Nous avons, par exemple, ce qu’on appelle un ordonnateur national qui est le ministre des Affaires étrangères. Il ordonne, en fait, le financement des programmes conjointement avec la Délégation de l’Union européenne au Mali. Voyez-vous, c’est vraiment un travail d’équipe. Nous avons une CONFED, la structure appuyant le ministre des Affaires étrangères qui est pratiquement l’alter ego, la contrepartie de la Délégation.
Avez-vous les moyens de vérifier l’efficacité de votre aide, en d’autres termes, êtes-vous satisfaits de l’utilisation de votre aide par la partie malienne ?

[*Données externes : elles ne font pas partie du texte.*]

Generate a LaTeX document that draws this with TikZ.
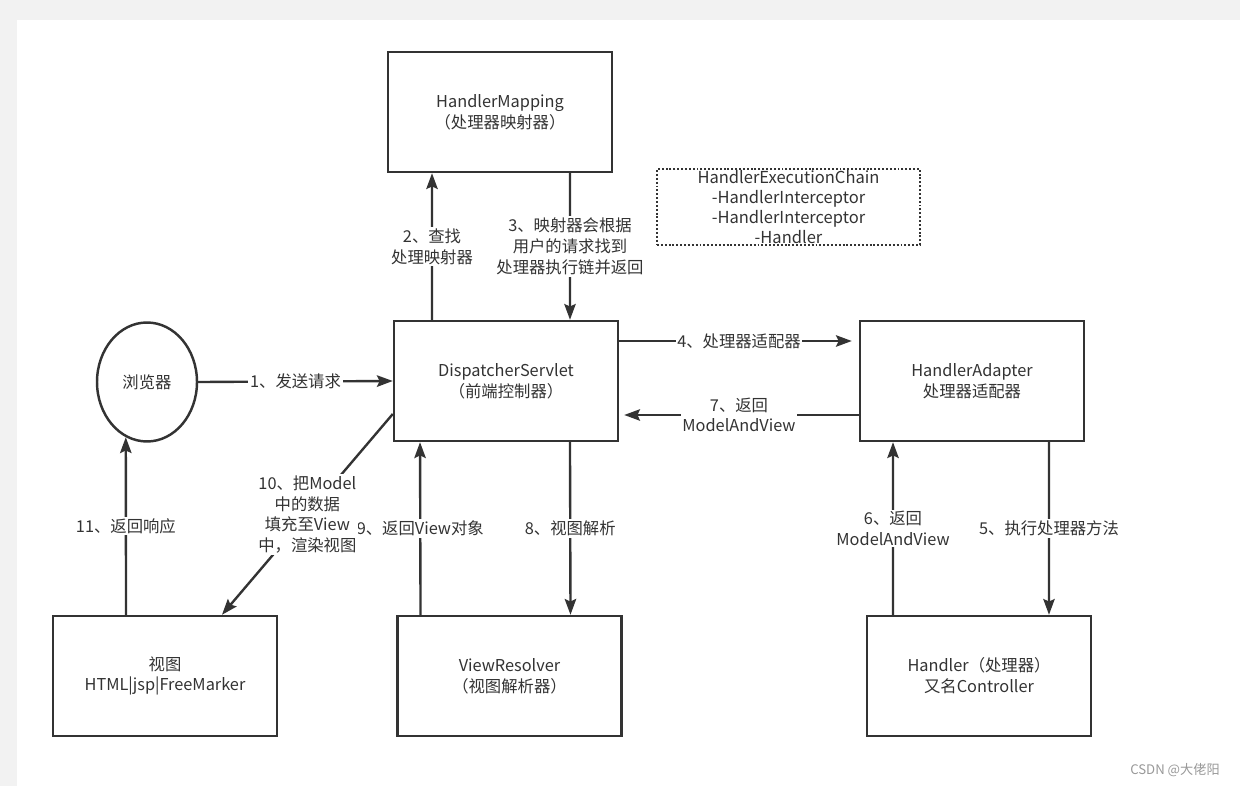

Tout à fait. Nous faisons un suivi. Parmi les missions de la Délégation, le suivi est certainement la plus importante, le suivi des programmes de coopération financés par la Commission de l’Union européenne. Nous faisons donc un suivi très régulier. Nous avons aussi des audits qui vérifient au niveau financier. Nous avons des évaluations avec des équipes externes d’évaluateurs qui viennent régulièrement évaluer les programmes. Nous avons ce qu’on appelle un monitoring, c’est-à-dire des équipes de consultants qui viennent régulièrement faire le suivi de la mis en œuvre des projets.
Toute cette panoplie d’instruments nous permet de faire un suivi très particulier, très proche de la mise en œuvre. Globalement, le programme se met en œuvre dans de très bonnes conditions. Ceci dit, il y a des projets, des programmes qui fonctionnent mieux que d’autres. Donc, il y a aussi des vérifications, des corrections à faire en cours de route.